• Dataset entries
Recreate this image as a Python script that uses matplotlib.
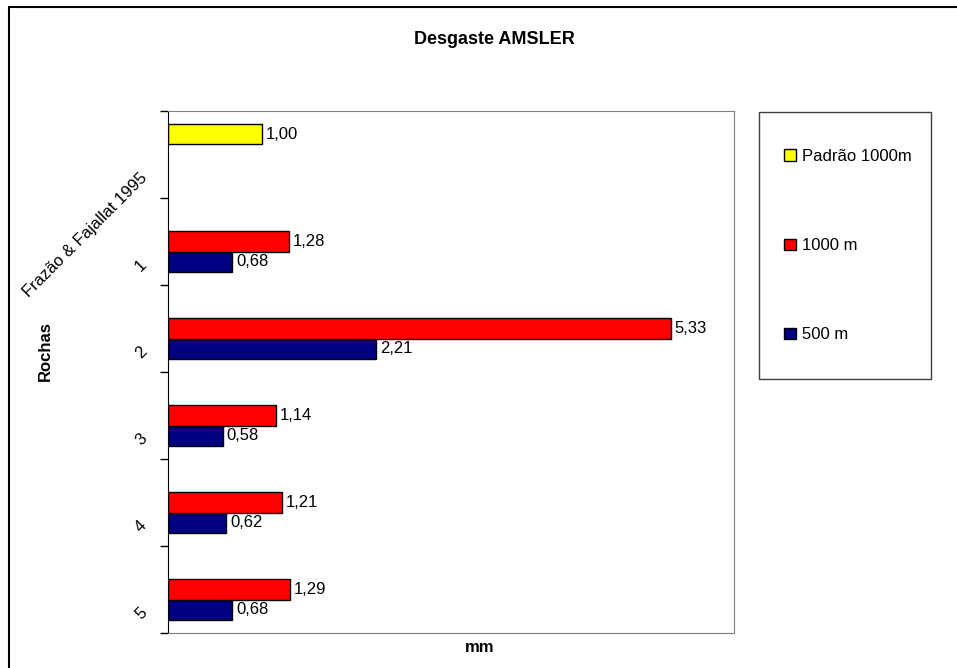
import numpy as np
import matplotlib
matplotlib.use('Agg')
import matplotlib.pyplot as plt
from matplotlib.patches import Rectangle
from matplotlib.transforms import ScaledTranslation

plt.rcParams['font.family'] = ['Liberation Sans', 'DejaVu Sans']

# Data (top to bottom as in the chart)
categories = ['Frazão & Fajallat 1995', '1', '2', '3', '4', '5']
padrao_1000 = [1.00, np.nan, np.nan, np.nan, np.nan, np.nan]
m1000 = [np.nan, 1.28, 5.33, 1.14, 1.21, 1.29]
m500 = [np.nan, 0.68, 2.21, 0.58, 0.62, 0.68]

W, H = 957, 668
fig = plt.figure(figsize=(W / 100, H / 100), dpi=100)
ax = fig.add_axes([168 / W, 1 - 633 / H, (734 - 168) / W, (633 - 111) / H])

pos = np.arange(len(categories))[::-1]
h = 0.23

b_blue = ax.barh(pos - h, m500, height=h, color='#000080', edgecolor='black', linewidth=1, label='500 m')
b_red = ax.barh(pos, m1000, height=h, color='#FF0000', edgecolor='black', linewidth=1, label='1000 m')
b_yel = ax.barh(pos + h, padrao_1000, height=h, color='#FFFF00', edgecolor='black', linewidth=1, label='Padrão 1000m')

# value labels with comma as decimal separator
for series, off in [(m500, -h), (m1000, 0), (padrao_1000, h)]:
    for p, v in zip(pos, series):
        if not np.isnan(v):
            ax.text(v + 0.04, p + off, f'{v:.2f}'.replace('.', ','),
                    ha='left', va='center', fontsize=12)

ax.set_xlim(0, 6)
ax.set_ylim(-0.5, len(categories) - 0.5)
ax.set_xticks([])

# category labels rotated, ticks at the boundaries
ax.set_yticks(pos)
ax.set_yticklabels(categories, rotation=45, ha='right', va='center',
                   rotation_mode='anchor', fontsize=12)
ax.set_yticks(np.arange(-0.5, len(categories), 1.0), minor=True)
ax.tick_params(axis='y', which='major', length=0, pad=17)
ax.tick_params(axis='y', which='minor', length=6, width=1, color='black')
shift = ScaledTranslation(0, -0.21, fig.dpi_scale_trans)
for lab in ax.get_yticklabels():
    lab.set_transform(lab.get_transform() + shift)

ax.spines['left'].set_color('black')
for s in ['top', 'right', 'bottom']:
    ax.spines[s].set_color('#808080')

# titles
fig.text(494 / W, 1 - 40 / H, 'Desgaste AMSLER', ha='center', va='center',
         fontsize=13, fontweight='bold')
fig.text(45 / W, 1 - 351 / H, 'Rochas', rotation=90, ha='center', va='center',
         fontsize=12, fontweight='bold')
fig.text(480 / W, 1 - 648 / H, 'mm', ha='center', va='center',
         fontsize=12, fontweight='bold')

# legend with its own box
fig.patches.append(Rectangle((759 / W, 1 - 379 / H), (931 - 759) / W, (379 - 112) / H,
                             transform=fig.transFigure, fill=False,
                             edgecolor='#404040', linewidth=1))
fig.legend(handles=[b_yel, b_red, b_blue], labels=['Padrão 1000m', '1000 m', '500 m'],
           loc='upper left', bbox_to_anchor=(784 / W, 1 - 149 / H),
           bbox_transform=fig.transFigure, frameon=False, fontsize=12,
           labelspacing=4.45, handlelength=0.7, handleheight=0.7,
           handletextpad=0.4, borderpad=0, borderaxespad=0)

# outer chart border
fig.patches.append(Rectangle((9 / W, -0.05), 1.1, 1 - 7 / H + 0.05,
                             transform=fig.transFigure, fill=False,
                             edgecolor='black', linewidth=1.5))

fig.savefig('out.png', dpi=100)
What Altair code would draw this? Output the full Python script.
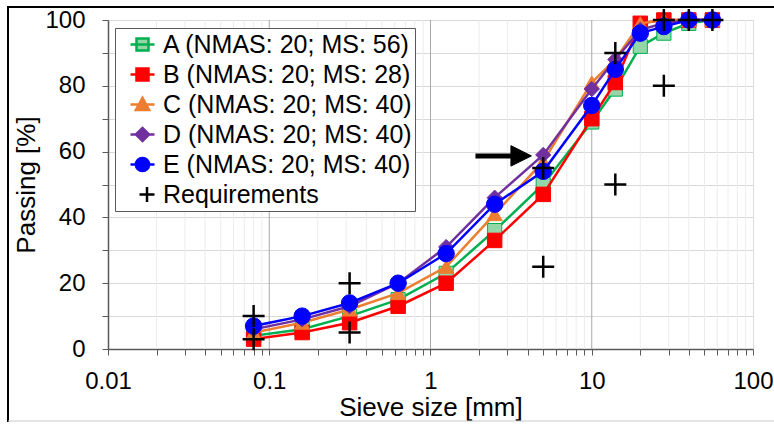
import altair as alt
import pandas as pd

FONT = "Liberation Sans"

# ---------------- data ----------------
sieve_sizes = [0.08, 0.16, 0.315, 0.63, 1.25, 2.5, 5, 10, 14, 20, 28, 40, 56]
series_names = [
    "A (NMAS: 20; MS: 56)",
    "B (NMAS: 20; MS: 28)",
    "C (NMAS: 20; MS: 40)",
    "D (NMAS: 20; MS: 40)",
    "E (NMAS: 20; MS: 40)",
]
passing_A = [4, 6, 10, 15, 23, 36, 50, 69, 79, 92, 96, 99, 100]
passing_B = [3, 5, 8, 13, 20, 33, 47, 70, 81, 99, 100, 100, 100]
passing_C = [5, 8, 12, 17, 25, 41, 57, 81, 88, 99, 100, 100, 100]
passing_D = [6, 9, 13, 20, 31, 46, 59, 79, 88, 97, 99, 100, 100]
passing_E = [7, 10, 14, 20, 29, 44, 54, 74, 85, 96, 98, 100, 100]

req_name = "Requirements"
req_sizes = [0.08, 0.08, 0.315, 0.315, 5, 5, 14, 14, 28, 28, 40, 56]
req_passing = [3, 10, 5, 20, 25, 55, 50, 90, 80, 100, 100, 100]

# annotation arrow (data units)
arrow_shaft_x = [1.9, 3.3]
arrow_head_x = [3.65]
arrow_y = [58.7]

# axis ticks
x_major = [0.01, 0.1, 1, 10, 100]
x_minor = [0.02, 0.03, 0.04, 0.05, 0.06, 0.07, 0.08, 0.09,
           0.2, 0.3, 0.4, 0.5, 0.6, 0.7, 0.8, 0.9,
           2, 3, 4, 5, 6, 7, 8, 9,
           20, 30, 40, 50, 60, 70, 80, 90]
y_ticks = [0, 10, 20, 30, 40, 50, 60, 70, 80, 90, 100]

# ---------------- styles ----------------
line_colors = ["#00b050", "#ff0000", "#ed7d31", "#7030a0", "#0000ff"]
fill_colors = ["#93d7a6", "#ff0000", "#ed7d31", "#7030a0", "#0000ff"]
shapes = ["square", "square", "triangle-up", "diamond", "circle"]
sizes = [200, 210, 230, 230, 270]
PLUS = "M-1,0H1M0,-1V1"

legend_paths = [
    "M-1,0H1M-0.5,-0.5H0.5V0.5H-0.5Z",
    "M-1,0H1M-0.5,-0.5H0.5V0.5H-0.5Z",
    "M-1,0H1M-0.55,0.45L0.55,0.45L0,-0.55Z",
    "M-1,0H1M-0.55,0L0,-0.55L0.55,0L0,0.55Z",
    "M-1,0H1M-0.55,0A0.55,0.55,0,1,0,0.55,0A0.55,0.55,0,1,0,-0.55,0Z",
    "M-0.25,0H1M0.375,-0.625V0.625",
]

xscale = alt.Scale(type="log", domain=[0.01, 100], nice=False)
yscale = alt.Scale(domain=[0, 100], nice=False)

x_axis = alt.Axis(
    values=x_major + x_minor,
    labelExpr="indexof([0.01, 0.1, 1, 10, 100], datum.value) >= 0 ? datum.label : ''",
    format="~g",
    grid=False,
    tickSize=6, tickColor="#595959", tickWidth=1,
    domainColor="#595959", domainWidth=1.5,
    labelFont=FONT, labelFontSize=24, labelColor="black",
    labelPadding=14, labelOverlap=False, labelFlush=False,
    title="Sieve size [mm]", titleFont=FONT, titleFontSize=26,
    titleFontWeight="normal", titleColor="black", titlePadding=1,
)
y_axis = alt.Axis(
    values=y_ticks,
    labelExpr="datum.value % 20 == 0 ? datum.label : ''",
    grid=True, gridColor="#d9d9d9", gridWidth=1,
    tickSize=6, tickColor="#595959", tickWidth=1,
    domainColor="#595959", domainWidth=1.5,
    labelFont=FONT, labelFontSize=24, labelColor="black",
    labelPadding=17, labelOverlap=False, labelFlush=False,
    title="Passing [%]", titleFont=FONT, titleFontSize=26,
    titleFontWeight="normal", titleColor="black", titlePadding=5,
)

X = lambda f: alt.X(f, type="quantitative", scale=xscale, axis=x_axis)
Y = lambda f: alt.Y(f, type="quantitative", scale=yscale, axis=y_axis)

layers = []

# vertical gridlines
minor_df = pd.DataFrame({"v": x_minor})
major_df = pd.DataFrame({"v": x_major[1:-1]})
layers.append(alt.Chart(minor_df).mark_rule(color="#ececec", strokeWidth=1).encode(x=X("v")))
layers.append(alt.Chart(major_df).mark_rule(color="#a8a8a8", strokeWidth=1).encode(x=X("v")))

# series
all_passing = [passing_A, passing_B, passing_C, passing_D, passing_E]
for name, vals, lc, fc, shp, sz in zip(series_names, all_passing, line_colors, fill_colors, shapes, sizes):
    df = pd.DataFrame({"size": sieve_sizes, "passing": vals, "series": name})
    base = alt.Chart(df)
    layers.append(base.mark_line(color=lc, strokeWidth=2.5).encode(x=X("size"), y=Y("passing")))
    layers.append(
        base.mark_point(shape=shp, filled=True, fill=fc, stroke=lc, strokeWidth=1,
                        size=sz, opacity=1).encode(x=X("size"), y=Y("passing"))
    )

# requirements
req_df = pd.DataFrame({"size": req_sizes, "passing": req_passing})
layers.append(
    alt.Chart(req_df).mark_point(shape=PLUS, filled=False, stroke="black",
                                 strokeWidth=2.5, size=484, opacity=1)
    .encode(x=X("size"), y=Y("passing"))
)

# arrow
shaft_df = pd.DataFrame({"x1": [arrow_shaft_x[0]], "x2": [arrow_shaft_x[1]], "y": arrow_y})
layers.append(
    alt.Chart(shaft_df).mark_rule(color="black", strokeWidth=5)
    .encode(x=X("x1"), x2="x2", y=Y("y"))
)
head_df = pd.DataFrame({"x": arrow_head_x, "y": arrow_y})
layers.append(
    alt.Chart(head_df).mark_point(shape="M-1,-1L1,0L-1,1Z", filled=True, fill="black",
                                  stroke="black", strokeWidth=1, size=420, opacity=1)
    .encode(x=X("x"), y=Y("y"))
)

# legend layer (no visible marks: null positions)
legend_domain = series_names + [req_name]
legend_df = pd.DataFrame({"series": legend_domain, "size": [None] * 6, "passing": [None] * 6})
leg = alt.Legend(
    title=None, orient="none", legendX=7, legendY=8,
    labelFont=FONT, labelFontSize=25, labelColor="black", labelLimit=400,
    symbolSize=576, symbolStrokeWidth=2.5, labelOffset=7, symbolOffset=11,
    strokeColor="#595959", fillColor="white", padding=3, rowPadding=3,
)
layers.append(
    alt.Chart(legend_df).mark_point(filled=True, opacity=1).encode(
        x=X("size"), y=Y("passing"),
        shape=alt.Shape("series:N", scale=alt.Scale(domain=legend_domain, range=legend_paths), legend=leg),
        fill=alt.Fill("series:N", scale=alt.Scale(domain=legend_domain, range=fill_colors + ["black"]), legend=leg),
        stroke=alt.Stroke("series:N", scale=alt.Scale(domain=legend_domain, range=line_colors + ["black"]), legend=leg),
    )
)

# outer frame
layers.append(alt.Chart(pd.DataFrame({"a": [0]})).mark_rule(color="black", strokeWidth=2).encode(
    x=alt.value(-100), x2=alt.value(670), y=alt.value(-13)))
layers.append(alt.Chart(pd.DataFrame({"a": [0]})).mark_rule(color="black", strokeWidth=2).encode(
    x=alt.value(-100), y=alt.value(-14), y2=alt.value(402)))
layers.append(alt.Chart(pd.DataFrame({"a": [0]})).mark_rule(color="#c8c8c8", strokeWidth=1).encode(
    x=alt.value(-100), x2=alt.value(670), y=alt.value(401)))

chart = alt.layer(*layers).properties(
    width=645, height=329,
    autosize=alt.AutoSizeParams(type="none"),
    padding={"left": 108, "top": 20, "right": 21, "bottom": 76},
).configure_view(stroke="#8c8c8c", strokeWidth=1).configure(background="white")

chart.save("out.html", embed_options={"renderer": "svg", "actions": False})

• Short task
Considering only the records above, state the number of lines that include the word "Python", with nothing added.

• Solved exercise
2